Scoping a run with environment variables
A full parity sweep downloads every released checkpoint and runs a forward through every variant. That is the right thing to do on the CI server, but on a developer machine it is overkill. Two environment variables narrow what runs without editing files:
JIMM_TEST_VARIANTS: comma-separated variant keys (e.g.convnextv2_atto_fcmae). Setting this alone also restricts the active families to whichever ones contain the listed variants and drops theinfrafamily, so a single variant key is enough to scope a run.JIMM_TEST_FAMILIES: comma-separated list of families. Recognized values areinfra,bit,resnet,convnext,convnextv2. When set, this is authoritative and overrides the family inference fromJIMM_TEST_VARIANTS. Unset andJIMM_TEST_VARIANTSalso unset means every family runs.
# Just the ConvNeXtV2 atto fcmae parity tests, nothing else:
JIMM_TEST_VARIANTS=convnextv2_atto_fcmae \
julia --project -e 'using Pkg; Pkg.test()'
# Include the infra checks alongside a single backbone variant:
JIMM_TEST_FAMILIES=infra,convnextv2 \
JIMM_TEST_VARIANTS=convnextv2_atto_fcmae \
julia --project -e 'using Pkg; Pkg.test()'Parity tests also skip when their HDF5 fixture is missing under data/parity/, so a contributor can dump one variant's fixture (and optionally its _in1c companion) and run just that one without touching the test code.
Parity fixtures
A parity fixture is an HDF5 file produced by one of the Python sidecars under test/parity/. It contains:
/input: deterministictorch.randninput in PyTorch NCHW layout./state_dict/<key>: every PyTorch parameter, keyed by itsstate_dictname./output/features: the result ofmodel.forward_features(input)./output/logits(when the variant ships a trained head): the result ofmodel.forward(input).

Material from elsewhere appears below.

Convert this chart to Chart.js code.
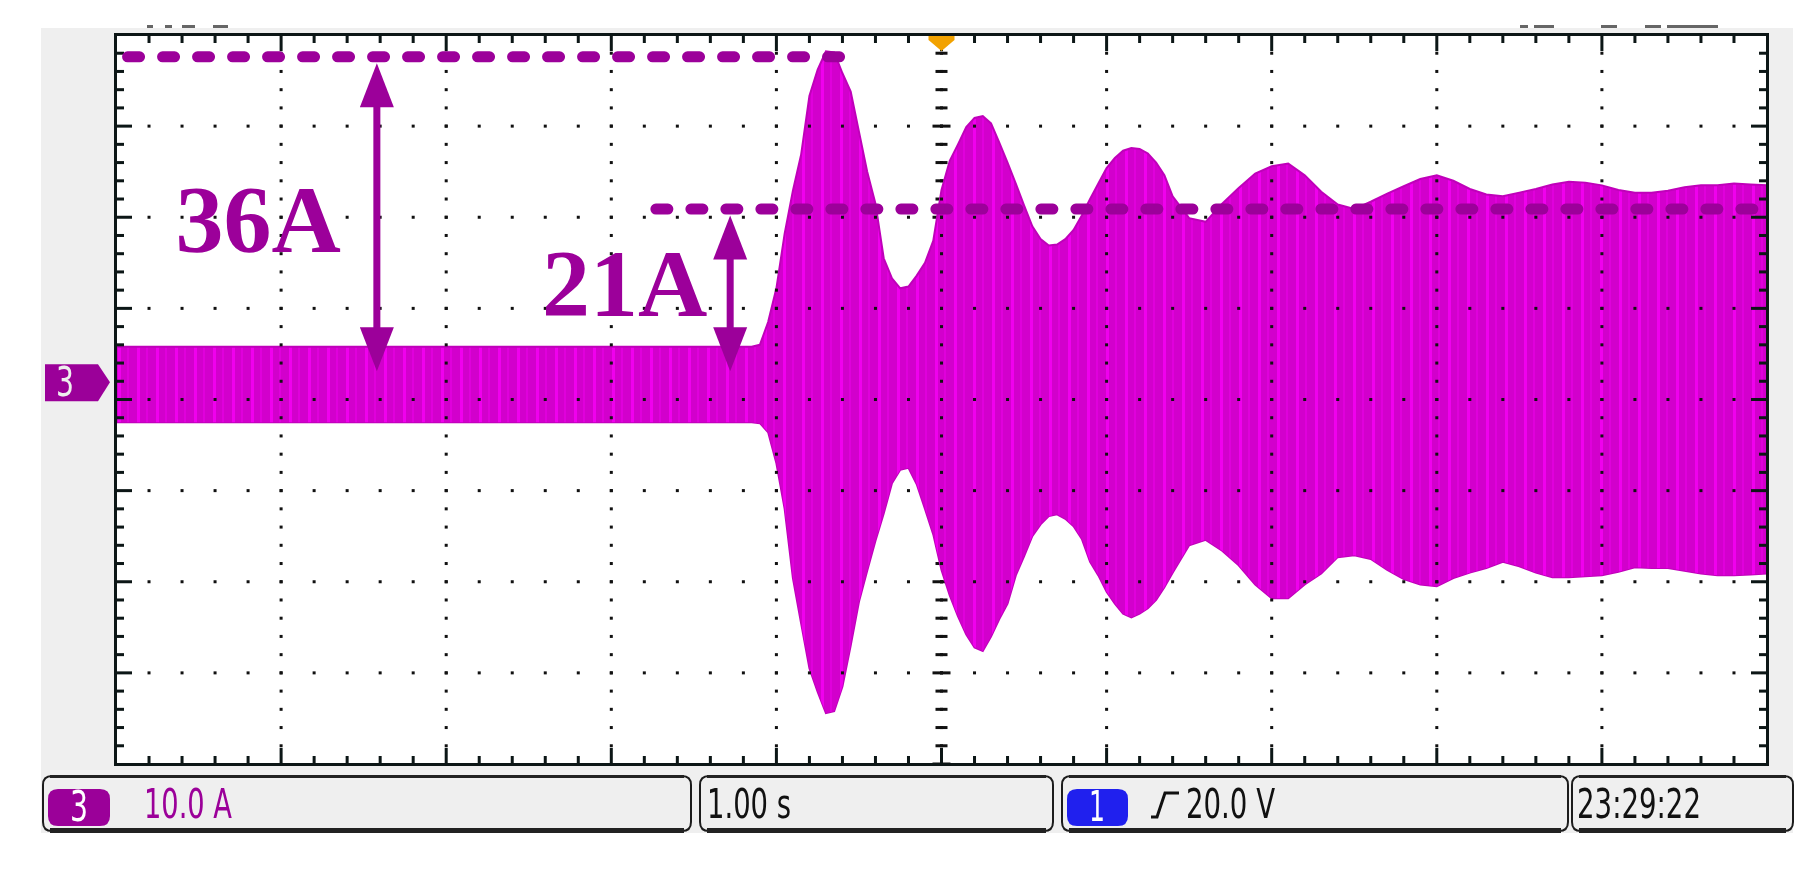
<!DOCTYPE html>
<html>
<head>
<meta charset="utf-8">
<title>Phase current transient</title>
<script src="https://cdn.jsdelivr.net/npm/chart.js@4.4.1/dist/chart.umd.min.js"></script>
<style>
  html, body { margin: 0; padding: 0; background: #fff; }
  #scope { display: block; }
</style>
</head>
<body>
<canvas id="scope" width="1820" height="869"></canvas>
<script>
// time (s) and current envelope (A), 1 s/div, 10 A/div
const timeS = [0, 3.85, 3.90, 3.95, 4.00, 4.05, 4.10, 4.15, 4.20, 4.25, 4.30, 4.35, 4.40, 4.45, 4.50,
  4.55, 4.60, 4.65, 4.70, 4.75, 4.80, 4.85, 4.90, 4.95, 5.00, 5.05, 5.10, 5.15, 5.20, 5.25, 5.30,
  5.35, 5.40, 5.45, 5.50, 5.55, 5.60, 5.65, 5.70, 5.75, 5.80, 5.85, 5.90, 5.95, 6.00, 6.05, 6.10,
  6.15, 6.20, 6.25, 6.30, 6.35, 6.40, 6.5, 6.6, 6.7, 6.8, 6.9, 7.0, 7.1, 7.2, 7.3, 7.4, 7.5, 7.6,
  7.7, 7.8, 7.9, 8.0, 8.1, 8.2, 8.3, 8.4, 8.5, 8.6, 8.7, 8.8, 8.9, 9.0, 9.1, 9.2, 9.3, 9.4, 9.5,
  9.6, 9.7, 9.8, 9.9, 10.0];
const upperA = [3.8, 3.8, 4.0, 6.5, 10.2, 16.2, 20.9, 24.9, 31.3, 34.2, 36.2, 36.1, 33.8, 31.8, 27.4,
  23.0, 19.5, 13.5, 11.3, 10.2, 10.4, 11.6, 13.0, 15.4, 21.0, 24.2, 26.0, 27.9, 28.9, 29.1, 28.3,
  26.2, 24.0, 21.7, 19.3, 17.0, 15.6, 14.9, 15.0, 15.6, 16.6, 18.2, 20.0, 21.7, 23.4, 24.5, 25.3,
  25.6, 25.5, 25.0, 24.0, 22.6, 20.3, 17.9, 17.5, 19.5, 21.2, 22.8, 23.6, 23.9, 22.6, 20.8, 19.4, 18.9, 19.7,
  20.6, 21.4, 22.2, 22.6, 22.0, 21.1, 20.5, 20.3, 20.7, 21.1, 21.6, 21.9, 21.8, 21.5, 21.0, 20.7, 20.7, 20.9, 21.3,
  21.5, 21.5, 21.7, 21.6, 21.5];
const lowerA = [-4.5, -4.5, -4.6, -5.6, -9.0, -14.0, -21.6, -26.6, -31.5, -34.1, -36.4, -36.2, -33.5, -29.0, -24.2,
  -20.8, -17.5, -14.5, -11.2, -9.7, -9.5, -11.3, -14.0, -16.8, -20.7, -23.5, -25.8, -27.8, -29.2, -29.6, -28.0,
  -26.1, -24.4, -21.3, -19.2, -17.0, -15.7, -14.8, -14.6, -15.1, -15.9, -17.3, -19.8, -21.3, -23.1, -24.4, -25.5,
  -25.9, -25.5, -24.9, -24.0, -22.6, -21.0, -18.0, -17.4, -18.6, -20.2, -22.3, -23.8, -23.8, -22.3, -21.1, -19.3, -19.1, -19.5,
  -20.7, -21.7, -22.3, -22.5, -21.6, -21.0, -20.5, -19.8, -20.3, -21.0, -21.5, -21.5, -21.4, -21.3, -20.9, -20.4, -20.5, -20.5, -20.8,
  -21.1, -21.3, -21.3, -21.2, -21.1];

// screen divisions
const timeTicks = [0, 1, 2, 3, 4, 5, 6, 7, 8, 9, 10];
const ampTicks = [-42, -32, -22, -12, -2, 8, 18, 28, 38];

// annotation levels (A) and positions (s)
const peakLevel = 35.6;
const steadyLevel = 18.9;
const arrowFoot = 1.1;
const peakArrowTop = 34.9;
const steadyArrowTop = 18.2;
const peakArrowAt = 1.58;
const steadyArrowAt = 3.72;
const peakLineFrom = 0.07, peakLineTo = 4.41;
const steadyLineFrom = 3.27, steadyLineTo = 9.97;
const peakLabel = '36A', steadyLabel = '21A';

const purple = '#9c009a';
const narrowFont = '"Liberation Sans Narrow", "DejaVu Sans Condensed", "DejaVu Sans"';
const canvas = document.getElementById('scope');

// striped fill like the aliased scope trace
const stripeCanvas = document.createElement('canvas');
stripeCanvas.width = 19;
stripeCanvas.height = 4;
const sc = stripeCanvas.getContext('2d');
sc.fillStyle = 'rgb(210,0,204)';
sc.fillRect(0, 0, 19, 4);
sc.fillStyle = 'rgb(240,0,238)';
sc.fillRect(4, 0, 3, 4);
sc.fillStyle = 'rgb(224,0,220)';
sc.fillRect(13, 0, 2, 4);
const stripes = canvas.getContext('2d').createPattern(stripeCanvas, 'repeat');

function narrowText(ctx, str, x, base, w, color, size) {
  ctx.save();
  ctx.font = size + 'px ' + narrowFont;
  const mw = ctx.measureText(str).width;
  ctx.translate(x, base);
  ctx.scale(w / mw, 1);
  ctx.fillStyle = color;
  ctx.textBaseline = 'alphabetic';
  ctx.fillText(str, 0, 0);
  ctx.restore();
}

function roundBox(ctx, x0, y0, x1, y1, r) {
  ctx.beginPath();
  ctx.moveTo(x0 + r, y0);
  ctx.lineTo(x1 - r, y0);
  ctx.quadraticCurveTo(x1, y0, x1, y0 + r);
  ctx.lineTo(x1, y1 - r);
  ctx.quadraticCurveTo(x1, y1, x1 - r, y1);
  ctx.lineTo(x0 + r, y1);
  ctx.quadraticCurveTo(x0, y1, x0, y1 - r);
  ctx.lineTo(x0, y0 + r);
  ctx.quadraticCurveTo(x0, y0, x0 + r, y0);
  ctx.closePath();
}

function statusBox(ctx, x0, x1) {
  const y0 = 776, y1 = 831;
  roundBox(ctx, x0, y0, x1, y1, 9);
  ctx.fillStyle = '#efefef';
  ctx.fill();
  ctx.strokeStyle = '#1c1c1c';
  ctx.lineWidth = 2;
  ctx.stroke();
  ctx.fillStyle = '#222';
  ctx.fillRect(x0 + 7, y0 - 1, x1 - x0 - 14, 3);
  ctx.fillRect(x0 + 7, y1 - 3, x1 - x0 - 14, 5);
}

function arrow(ctx, x, yTop, yBot) {
  const head = 44, half = 17;
  ctx.fillStyle = purple;
  ctx.fillRect(x - 3.5, yTop + head - 2, 7, yBot - yTop - 2 * head + 4);
  ctx.beginPath();
  ctx.moveTo(x, yTop);
  ctx.lineTo(x - half, yTop + head);
  ctx.lineTo(x + half, yTop + head);
  ctx.closePath();
  ctx.fill();
  ctx.beginPath();
  ctx.moveTo(x, yBot);
  ctx.lineTo(x - half, yBot - head);
  ctx.lineTo(x + half, yBot - head);
  ctx.closePath();
  ctx.fill();
}

function dashed(ctx, x0, x1, y) {
  ctx.save();
  ctx.strokeStyle = purple;
  ctx.lineWidth = 11;
  ctx.lineCap = 'round';
  ctx.setLineDash([12, 23]);
  ctx.beginPath();
  ctx.moveTo(x0, y);
  ctx.lineTo(x1, y);
  ctx.stroke();
  ctx.restore();
}

const scopeScreen = {
  id: 'scopeScreen',
  beforeDraw(chart) {
    const ctx = chart.ctx, a = chart.chartArea;
    const x = chart.scales.x, y = chart.scales.y;
    ctx.save();
    ctx.fillStyle = '#ffffff';
    ctx.fillRect(0, 0, chart.width, chart.height);
    ctx.fillStyle = '#efefef';
    ctx.fillRect(41, 28, 1752, 805);
    ctx.fillStyle = '#ffffff';
    ctx.fillRect(a.left, a.top, a.right - a.left, a.bottom - a.top);
    // centre line ticks, under the trace
    ctx.fillStyle = '#111';
    const cx = x.getPixelForValue(timeTicks[5]);
    for (let k = 0; k <= 40; k++) {
      const py = y.getPixelForValue(ampTicks[0] + k * 2);
      const w = k % 5 === 0 ? 18 : 12;
      ctx.fillRect(cx - w / 2, py - 1.5, w, 3);
    }
    ctx.restore();
  },
  afterDatasetsDraw(chart) {
    const ctx = chart.ctx, a = chart.chartArea;
    const x = chart.scales.x, y = chart.scales.y;
    ctx.save();
    ctx.fillStyle = '#111';
    // dotted graticule
    for (let i = 1; i < timeTicks.length - 1; i++) {
      const px = x.getPixelForValue(timeTicks[i]);
      for (let k = 1; k < 40; k++) {
        const py = y.getPixelForValue(ampTicks[0] + k * 2);
        ctx.fillRect(px - 1.5, py - 1.5, 3, 3);
      }
    }
    for (let j = 1; j < ampTicks.length - 1; j++) {
      const py = y.getPixelForValue(ampTicks[j]);
      for (let k = 1; k < 50; k++) {
        const px = x.getPixelForValue(timeTicks[0] + k * 0.2);
        ctx.fillRect(px - 1.5, py - 1.5, 3, 3);
      }
    }
    // frame ticks
    ctx.fillStyle = '#0c1616';
    for (let k = 1; k < 50; k++) {
      const px = x.getPixelForValue(timeTicks[0] + k * 0.2);
      const len = k % 5 === 0 ? 16 : 8;
      ctx.fillRect(px - 1.5, a.top, 3, len);
      ctx.fillRect(px - 1.5, a.bottom - len, 3, len);
    }
    for (let k = 1; k < 40; k++) {
      const py = y.getPixelForValue(ampTicks[0] + k * 2);
      const len = k % 5 === 0 ? 16 : 8;
      ctx.fillRect(a.left, py - 1.5, len, 3);
      ctx.fillRect(a.right - len, py - 1.5, len, 3);
    }
    ctx.strokeStyle = '#0c1616';
    ctx.lineWidth = 3;
    ctx.strokeRect(a.left - 0.5, a.top - 0.5, a.right - a.left + 1, a.bottom - a.top + 1);
    ctx.restore();
  },
  afterDraw(chart) {
    const ctx = chart.ctx, a = chart.chartArea;
    const x = chart.scales.x, y = chart.scales.y;
    ctx.save();

    // measurement marks
    dashed(ctx, x.getPixelForValue(peakLineFrom), x.getPixelForValue(peakLineTo), y.getPixelForValue(peakLevel));
    dashed(ctx, x.getPixelForValue(steadyLineFrom), x.getPixelForValue(steadyLineTo), y.getPixelForValue(steadyLevel));
    arrow(ctx, x.getPixelForValue(peakArrowAt), y.getPixelForValue(peakArrowTop), y.getPixelForValue(arrowFoot));
    arrow(ctx, x.getPixelForValue(steadyArrowAt), y.getPixelForValue(steadyArrowTop), y.getPixelForValue(arrowFoot));

    ctx.fillStyle = purple;
    ctx.font = 'bold 96px "Liberation Serif"';
    ctx.textBaseline = 'alphabetic';
    ctx.fillText(peakLabel, x.getPixelForValue(0.36), y.getPixelForValue(14.2));
    ctx.fillText(steadyLabel, x.getPixelForValue(2.58), y.getPixelForValue(7.2));

    // trigger position marker
    const tx = x.getPixelForValue(timeTicks[5]);
    ctx.fillStyle = '#f2a200';
    ctx.beginPath();
    ctx.moveTo(tx - 13, a.top + 1);
    ctx.lineTo(tx + 13, a.top + 1);
    ctx.lineTo(tx + 13, a.top + 5);
    ctx.lineTo(tx, a.top + 16);
    ctx.lineTo(tx - 13, a.top + 5);
    ctx.closePath();
    ctx.fill();

    // channel 3 ground marker
    const zy = y.getPixelForValue(0);
    ctx.fillStyle = '#9b0099';
    ctx.beginPath();
    ctx.moveTo(45, zy - 17);
    ctx.lineTo(98, zy - 17);
    ctx.lineTo(110, zy + 1);
    ctx.lineTo(98, zy + 20);
    ctx.lineTo(45, zy + 20);
    ctx.closePath();
    ctx.fill();
    narrowText(ctx, '3', 56, zy + 15, 18, '#eeeeee', 40);

    // clipped header bits above the screen
    ctx.fillStyle = '#666';
    [[147, 6], [165, 7], [182, 13], [213, 15], [1520, 8], [1534, 20], [1601, 16], [1645, 16], [1667, 51]]
      .forEach(s => ctx.fillRect(s[0], 25, s[1], 3));

    // status bar
    statusBox(ctx, 43, 691);
    statusBox(ctx, 700, 1053);
    statusBox(ctx, 1062, 1568);
    statusBox(ctx, 1572, 1793);

    roundBox(ctx, 48, 789, 110, 826, 10);
    ctx.fillStyle = '#9b0099';
    ctx.fill();
    narrowText(ctx, '3', 70, 821, 18, '#ffffff', 42);
    narrowText(ctx, '10.0 A', 144, 818, 88, '#9b0099', 40);

    narrowText(ctx, '1.00 s', 707, 818, 84, '#111111', 40);

    roundBox(ctx, 1067, 789, 1128, 826, 10);
    ctx.fillStyle = '#2020ee';
    ctx.fill();
    narrowText(ctx, '1', 1089, 821, 16, '#ffffff', 42);
    ctx.strokeStyle = '#111';
    ctx.lineWidth = 3;
    ctx.beginPath();
    ctx.moveTo(1151, 817);
    ctx.lineTo(1157, 817);
    ctx.lineTo(1165, 793);
    ctx.lineTo(1179, 793);
    ctx.stroke();
    narrowText(ctx, '20.0 V', 1186, 818, 89, '#111111', 40);

    narrowText(ctx, '23:29:22', 1577, 818, 124, '#111111', 40);
    ctx.restore();
  }
};

new Chart(canvas, {
  type: 'line',
  data: {
    datasets: [{
      label: 'upper',
      data: timeS.map((t, i) => ({ x: t, y: upperA[i] })),
      borderColor: 'rgb(192,0,186)',
      borderWidth: 2,
      backgroundColor: stripes,
      fill: '+1',
      pointRadius: 0,
      tension: 0
    }, {
      label: 'lower',
      data: timeS.map((t, i) => ({ x: t, y: lowerA[i] })),
      borderColor: 'rgb(192,0,186)',
      borderWidth: 2,
      fill: false,
      pointRadius: 0,
      tension: 0
    }]
  },
  options: {
    responsive: false,
    animation: false,
    devicePixelRatio: 1,
    layout: { padding: { left: 116, right: 53, top: 35, bottom: 105 } },
    scales: {
      x: { type: 'linear', min: timeTicks[0], max: timeTicks[timeTicks.length - 1], display: false },
      y: { type: 'linear', min: ampTicks[0], max: ampTicks[ampTicks.length - 1], display: false }
    },
    plugins: {
      legend: { display: false },
      tooltip: { enabled: false }
    }
  },
  plugins: [scopeScreen]
});
</script>
</body>
</html>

Fixtures live in data/parity/ and follow the naming convention <variant_key>_io.h5 (and <variant_key>_in1c_io.h5 for single-channel variants). The directory is gitignored; fixtures are not redistributed.
The Julia side consumes fixtures via Luximm.Interop.read_parity, which returns a NamedTuple (input, state_dict, output) with all arrays already axis-reversed from PyTorch NCHW into Lux's WHCN layout. The mapping function for the family then routes each state-dict key into the corresponding Lux parameter path via apply_state_dict.
Dumping a fixture
uv run python test/parity/dump_<family>_io.py \
--variant <timm_name> \
--out data/parity/<variant_key>_io.h5<timm_name> is the dot-separated timm model name (e.g. convnextv2_atto.fcmae). <variant_key> is the Julia symbol form with the dot rewritten as an underscore. Pass --in-chans 1 to produce the single-channel companion fixture; the output filename suffix changes from _io to _in1c_io.
The first dump for a family materializes the Python sidecar environment (PyTorch plus timm plus the small HDF5 helpers). uv sync against the repo's pyproject.toml is the supported provisioning path.
The scripts/test_variant.sh wrapper
For the common case (one variant, dump-if-missing then test), scripts/test_variant.sh chains the fixture dump and the Julia invocation:
# Resolve family, dump fixture if absent, run only this variant:
scripts/test_variant.sh convnextv2_atto_fcmae
# Classic ResNet18:
scripts/test_variant.sh resnet18_a1_in1k
# Single-channel parity test (dumps the _in1c fixture):
scripts/test_variant.sh convnextv2_atto_fcmae --in-chans 1
# Force a fresh fixture dump even if one already exists:
scripts/test_variant.sh convnextv2_atto_fcmae --forceThe script resolves the family from the variant prefix, calls the appropriate Python sidecar under test/parity/ via uv run if the HDF5 fixture is missing, then runs the Julia test suite with JIMM_TEST_VARIANTS=<variant> set. Requires both uv and julia on PATH.
CI
Production CI runs on a self-hosted Linux VM via a Julia TUI driver named jimm-ci (under ci/JimmCI/). The setup is unusual on purpose: the parity test suite needs hundreds of gigabytes of timm reference weights and per-variant HDF5 fixtures that each take a few minutes of CPU plus a PyTorch environment to produce. Hosted CI runners would re-download and re-generate that material on every run; a self-hosted machine with a persistent state directory hits the cache instead.
See ci/README.md for the full deployment story (App registration, secrets layout, the TUI keybindings, and how PR runs map paths to test families). The short version, from a contributor's perspective:
- PRs are reviewed by a maintainer and approved by selecting their row in the
jimm-ciTUI on the VM. Fork PRs are filtered out client-side and never produce a Check Run. - The runner consults
ci/JimmCI/src/PathFilter.jlto map changed paths to families. If you add a new family or rename a shared module, that file must be updated; otherwise CI silently skips tests for the new code. - Per-PR Check Runs come back through the standard GitHub Checks API. Look at the
jimm-ci / <family>checks on the PR.
The separate documentation workflow under .github/workflows/docs.yml is a hosted GitHub Actions job. It builds and deploys this documentation site without needing parity weights or fixtures, so the regular runners are sufficient for that path.